The growing use of algorithms puts strain on the traditional antitrust concepts of anti-competitve agreements, concerted practices and tacit collusion. While algorithms can be used in the implementation of an agreement that would be illegal under traditional antitrust principles, the use of algorithms may change competitive behaviours, potentially enabling firms to replace explicit collusion with tacit co-ordination without the need for an agreement or concerted practice.
A finding of an illegal agreement traditionally requires some proof of direct or indirect contact showing that firms have not acted independently. Tacit collusion normally falls outside antitrust law, even though certain market conditions (i.e., transparent markets with few sellers and homogenous products) may enable firms to engage in supra-competitive price strategies without any such contact. Indeed, one of the main risks of algorithms is that they expand the grey area between unlawful explicit collusion and lawful tacit collusion, allowing firms to sustain profits above the competitive level more easily without necessarily having to enter into an agreement.
The OECD note discusses ways in which computer algorithms may change the structural and supply characteristics of digital and some traditional markets to make them more prone to collusion.
a. Structural Effects of Algorithms
Two of the most important structural characteristics that affect the risk of collusion are the number of firms and barriers to entry. A large number of firms not only makes it harder to identify a “focal point” for co-ordination, but it also reduces the incentives for collusion, as each player would receive a smaller share of any supra-competitive gains that a collusive arrangement could extract. Similarly, in the absence of entry barriers, collusion can’t be sustained over time, as any increase in profits would increase the incentives to deviate from the collusive equilibrium and attract new entrants.
It is unclear how algorithms may affect these two structural characteristics. Some of the industries where algorithms are used to set dynamic prices, segment consumers or improve product quality – such as search engines, online marketplaces, discount stores, booking agencies, airlines, road transport and social networks - have a small number of large players. However, many of these industries are also characterised by natural barriers to entry, such as economies of scale, economies of scope and network effects, which allow companies to grow, collect large amounts of data and develop more accurate algorithms. On the other hand, algorithms may also lower barriers to entry, for example by allowing potential entrants to analyze market opportunities and reduce uncertainty.
In addition, algorithms may reduce the importance of the number of competitors in the market as a relevant factor for collusion.
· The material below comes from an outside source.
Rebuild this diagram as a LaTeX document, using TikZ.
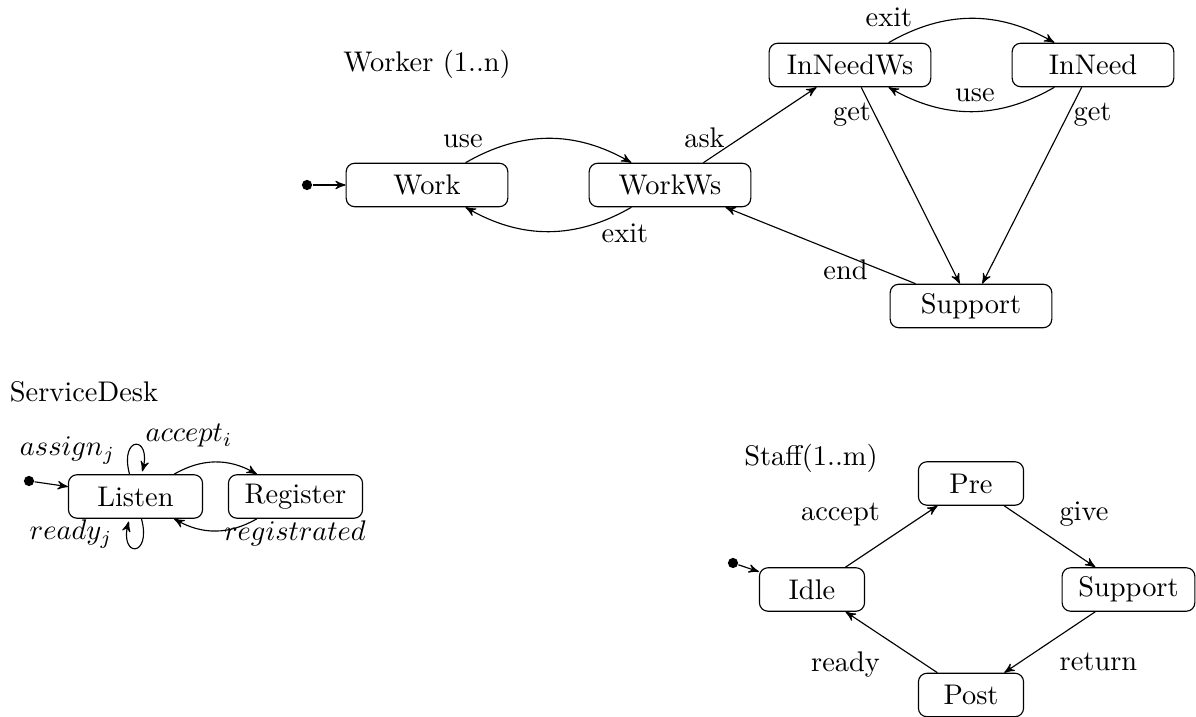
\documentclass[tikz,border=0pt]{standalone}
\usetikzlibrary{arrows}
\begin{document}
\begin{tikzpicture}[x=0.352pt,y=-0.352pt,>=stealth',
  stbox/.style={draw,rounded corners=3pt,minimum height=15.3pt,inner xsep=5.7pt,inner ysep=3pt},
  wbox/.style={stbox,minimum width=2cm},
  dbox/.style={stbox,minimum width=47.2pt},
  sbox/.style={stbox,minimum width=37pt},
  initdot/.style={circle,fill,inner sep=0pt,minimum size=3.6pt},
  lbl/.style={anchor=base,inner sep=0pt}]
\useasboundingbox (0,0) rectangle (1196,717);

% ---------------- Worker ----------------
\node[lbl] (wtitle) at (427,72) {Worker (1..n)};
\node[wbox] (work)     at (427,185)  {Work};
\node[wbox] (workws)   at (670,185)  {WorkWs};
\node[wbox] (inneedws) at (850,65)   {InNeedWs};
\node[wbox] (inneed)   at (1093,65)  {InNeed};
\node[wbox] (wsupport) at (971,306)  {Support};
\node[initdot] (winit) at (307,185) {};

\draw[->] (winit) -- (work);
\draw[->] (work) to[bend left] (workws);
\draw[->] (workws) to[bend left] (work);
\draw[->] (workws) -- (inneedws);
\draw[->] (inneedws) to[bend left] (inneed);
\draw[->] (inneed) to[bend left] (inneedws);
\draw[->] (inneedws) -- (wsupport);
\draw[->] (inneed) -- (wsupport);
\draw[->] (wsupport) -- (workws);

\node[lbl] (luse1)  at (463,148)   {use};
\node[lbl] (lexit1) at (625,243)   {exit};
\node[lbl] (lask)   at (704.5,148) {ask};
\node[lbl] (lexit2) at (889,27)    {exit};
\node[lbl] (luse2)  at (975,102)   {use};
\node[lbl] (lget1)  at (852,121)   {get};
\node[lbl] (lget2)  at (1092.5,121) {get};
\node[lbl] (lend)   at (845.5,280) {end};

% ---------------- ServiceDesk ----------------
\node[lbl] (dtitle) at (84,402) {ServiceDesk};
\node[dbox] (listen)   at (135.5,496.5) {Listen};
\node[dbox] (register) at (295.5,496.5) {Register};
\node[initdot] (dinit) at (29,481) {};

\draw[->] (dinit) -- (listen);
\draw[->] (listen) to[bend left] (register);
\draw[->] (register) to[bend left] (listen);
\draw (listen) edge[loop above] (listen);
\draw (listen) edge[loop below] (listen);

\node[lbl] (lassign)   at (67.5,456) {$assign_j$};
\node[lbl] (laccepti)  at (189,442)  {$accept_i$};
\node[lbl] (lreadyj)   at (71,540)   {$ready_j$};
\node[lbl] (lregistr)  at (295,541)  {$registrated$};

% ---------------- Staff ----------------
\node[lbl] (stitle) at (811,466) {Staff(1..m)};
\node[sbox] (pre)      at (971,483.5)    {Pre};
\node[sbox] (idle)     at (812,589.5)    {Idle};
\node[sbox] (ssupport) at (1128.5,589.5) {Support};
\node[sbox] (post)     at (971,695)      {Post};
\node[initdot] (sinit) at (733,563) {};

\draw[->] (sinit) -- (idle);
\draw[->] (idle) -- (pre);
\draw[->] (pre) -- (ssupport);
\draw[->] (ssupport) -- (post);
\draw[->] (post) -- (idle);

\node[lbl] (laccept) at (840.5,521)  {accept};
\node[lbl] (lgive)   at (1084,521)   {give};
\node[lbl] (lready)  at (845.5,672)  {ready};
\node[lbl] (lreturn) at (1098.5,671) {return};
\end{tikzpicture}
\end{document}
Collusion is more easily sustainable in traditional markets if there are few competitors, because a small number of firms can more easily agree on the terms of co-ordination and monitor and punish deviations. Algorithms could allow coordination, monitoring and punishment to take place in less concentrated markets.
Two other important structural characteristics making industries more prone to collusion are market transparency and frequency of interaction. In transparent markets, companies can more easily monitor each other’s actions, and frequent interactions enable them to punish deviations. The OECD note indicates that algorithms likely enhance both factors for collusion. In regard to transparency, the use of algorithms requires the collection of detailed real-time data, so companies have an incentive to develop automated methods to collect and store data, ready to be processed, without the need for human action, for instance through online cookies, smart cards, bar codes, voice recognition, radio frequency identification and other technologies. As a result, market participants can observe rivals’ and consumers’ actions in real-time. In regard to frequency of interaction, algorithms allow firms to make business decisions such as price adjustments very quickly, allowing for an immediate retaliation to deviations from collusion.
In addition, the Italian Competition Authority noted that pricing algorithms may make collusion more likely in smaller, more fragmented markets, such as many markets in Italy. The Italian Competition Authority also noted that an analysis of algorithms’ effects on the susceptibility of markets to collusion needs to take account of the relationship between intra-platform and inter-platform online competition.
b. Demand and supply factors
Apart from their structural implications, the OECD note recognizes algorithms’ possible effects on demand and supply factors. The OECD note acknowledges that the use of algorithms can enable consumers to improve their decision-making processes and to buy products more cheaply, but comments that firms’ use of algorithms is more likely to affect supply factors than demand factors.
As regards supply factors, the OECD note points out that innovation tends to reduce the value of collusive agreements, as well as the ability of less innovative firms to retaliate. Since algorithms are an important source of innovation, companies may face competitive pressure to develop the best-performing algorithm. Similarly, algorithms may help companies differentiate their services or the production process, leading to cost asymmetry. These factors may make collusion harder to sustain, counterbalancing the enhanced risk of collusion resulting from more transparent markets where companies react fast.
c. Algorithms’ impact on the likelihood of collusion
In summary, it is unclear whether algorithms increase or reduce the likelihood of collusion. The OECD suggests that in transparent markets where firms can adjust their decisions very fast, collusion may be sustainable regardless of factors such as the number of firms or the risk that innovations will disrupt the market in the future. The OECD cautions that, even if collusion is theoretically an equilibrium strategy, that does not mean that collusion will occur in practice. Still, according to the OECD, there is a clear risk that current changes in market conditions may facilitate anti-competitive strategies, such as collusion and other market manipulations.